Transport électronique dans les fils en nanotubes de carbone

Structure et propriétés électriques des nanotubes de carbone

Le carbone existe sous plusieurs formes allotropiques. Les deux formes les plus courantes dans la nature sont le graphite et le diamant. D’autres formes allotropiques de carbone ont été découvertes:
Le graphène synthétisé pour la première fois en 2004 par Geim et Novoselov (lauréat du prix Nobel de physique en 2010) est une monocouche en deux dimensions d’atomes de carbone. Les nanotubes de carbone (NTC) ont été observés pour la première fois en 1952 par Radushkevich et al. puis popularisés à partir de 1991 par Iijima et al. . Ce sont des matériaux à une dimension constitués d’une feuille de graphène repliée sur elle-même pour former un tube.
Les fullerènes, découverts en 1985, sont des molécules à zéro dimension. Ils sont constitués d’une monocouche de carbone sous forme sphérique (exemple : C60)
Il existe deux types de nanotubes de carbone : les nanotubes de carbone monoparoi (single walled carbon nanotubes) et les nanotubes de carbone multiparois (multi walled carbon nanotubes) constitués de plusieurs feuillets imbriqués les uns dans les autres comme des poupées russes et espacées de 0.34 nm . Les nanotubes de carbone monoparois ont des diamètres entre 0.4 nm et 3 nm alors que les NTC multiparois ont des diamètres allant de 2 nm jusqu’à 50 nm. Toutefois, quel que soit leur nombre de parois les NTC peuvent avoir des longueurs macroscopiques pouvant dépasser le centimètre (le record détenu par Zhang et al. est de plus de 55 cm) ce qui leur donne un rapport d’aspect longueur sur diamètre gigantesque (environ 1 million). Le NTC peut être matérialisé comme un feuillet de graphène enroulé sur lui-même. La chiralité d’un NTC dépend du vecteur chiralité Ch autour duquel s’enroule le feuillet de graphène. Ce dernier est défini en fonction de deux vecteurs directeurs a1 et a2 .

Fabrication des NTC

Les nanotubes de carbone peuvent être élaborés par plusieurs techniques . Les principales techniques sont : arc électrique, ablation laser et dépôt chimique en phase vapeur. La technique par arc électrique permet de fabriquer des NTC en envoyant un arc électrique sur une cible en graphite . Au contact de l’arc électrique, le carbone se sublime pour se condenser sous forme de NTC dans une partie froide du réacteur. Etant donné les températures mises en jeu (supérieures à 1700 °C) les nanotubes de carbone fabriqués présentent peu de défauts. Cette technique est difficile à maîtriser et ne permet pas de fabriquer d’importantes quantités de NTC. La technique d’ablation laser est très similaire à la technique par arc électrique à la différence que le graphite est sublimé par un faisceau laser. Cette technique présente les mêmes inconvénients que la technique par arc électrique. Cependant, à notre connaissance, aucune de ces deux techniques n’est utilisée pour fabriquer des fils en NTC.
La technique de production de NTC la plus courante et la plus économiquement viable est le dépôt chimique en phase vapeur (Chemical Vapour Deposition, CVD). Plusieurs variantes de CVD existent mais, par rapport au travail effectué dans cette thèse, nous ne présentons ici que la CVD catalytique. Les principaux avantages de la CVD sont : la possibilité de facilement maîtriser les paramètres d’élaboration et de fabriquer d’importantes quantités de NTC. Les mécanismes exacts de croissance catalytiques des NTC sont toujours débattus mais le principe consiste à injecter un gaz carboné (méthane, éthylène ou acétylène…) sur un catalyseur métallique (fer, cobalt ou nickel…) dans un four à haute température (supérieur à 600 °C). A de telles températures, le catalyseur métallique est sous forme de nanoparticules et le gaz carboné vient se craquer dessus pour former un NTC .

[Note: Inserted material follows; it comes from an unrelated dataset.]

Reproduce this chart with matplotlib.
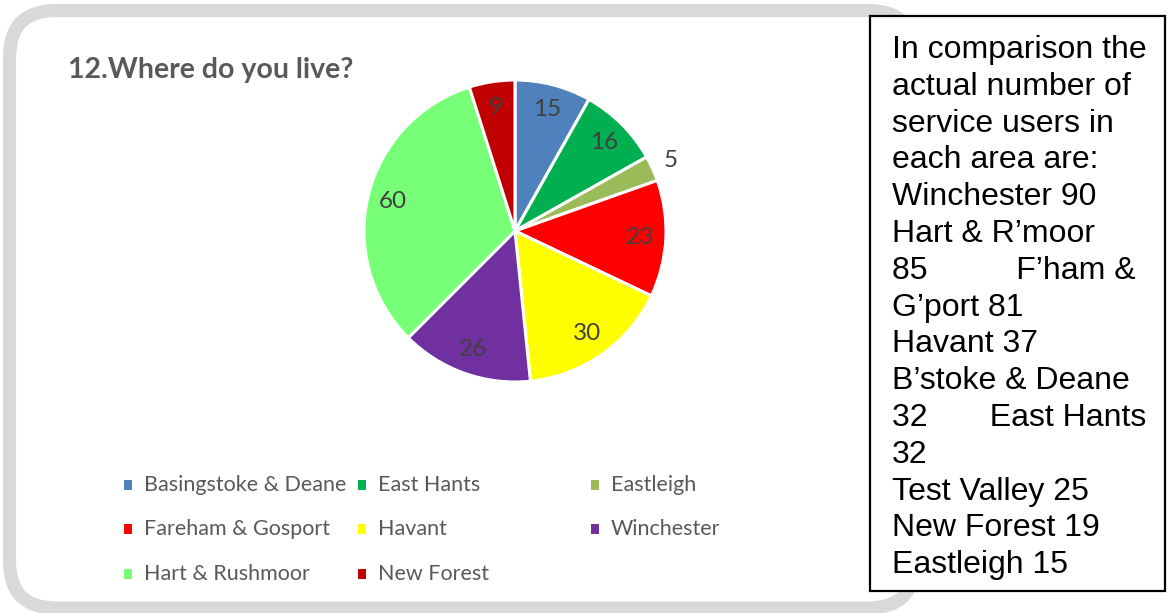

Performances électriques des fils de NTC

Transport électronique entre 3 K et 300 K des fils en NTC : Les mesures de la variation de la résistance électrique d’un fil de NTC en fonction de la température (3 K – 300 K) permettent de comprendre les facteurs limitant le transport électronique. Cependant, ces études sont peu répandues dans la littérature. Voici, à notre connaissance les seules publications qui ont étudié le transport électronique dans les fils en NTC fabriqués par voie liquide par catalyseur flottant et à partir de tapis de NTC . Le transport électronique dans les fils en NTC dépend étroitement de leur technique d’élaboration.
Tout d’abord, les fils de NTC élaborés par voie liquide ou par catalyseur flottant présentent un comportement métallique au-dessus d’une certaine température, c’est-à-dire que la résistance augmente avec la température. Ce comportement est dû aux interactions électrons-phonons dans les NTC métalliques. D’après Lekawa-Raus et al. , la température T0 à partir de laquelle le comportement du fil devient métallique est liée à la proportion de NTC métalliques dans le fil (plus la température T0 est faible, plus la proportion de NTC métalliques est importante). Cette interprétation est confirmée par Piraux et al. où la résistivité du fil de NTC décroît avec la baisse de la température T0. D’autre part, le comportement à très basse température des fils de NTC est totalement différent. La résistance du fil décroît brutalement avec l’augmentation de la température. Ce comportement est dit semi-conducteur et est nettement visible sur les fils faits en catalyseur flottant et légèrement moins sur ceux faits par voie liquide.
L’explication de ce comportement à basse température ne fait pas l’unanimité. Le transport électronique du fil peut être expliqué par : un transport par electron scattering , transport par saut (variable range hoping) , transport par effet tunnel (fluctuation induced tunneling) ou un transport de type liquide de Luttinger .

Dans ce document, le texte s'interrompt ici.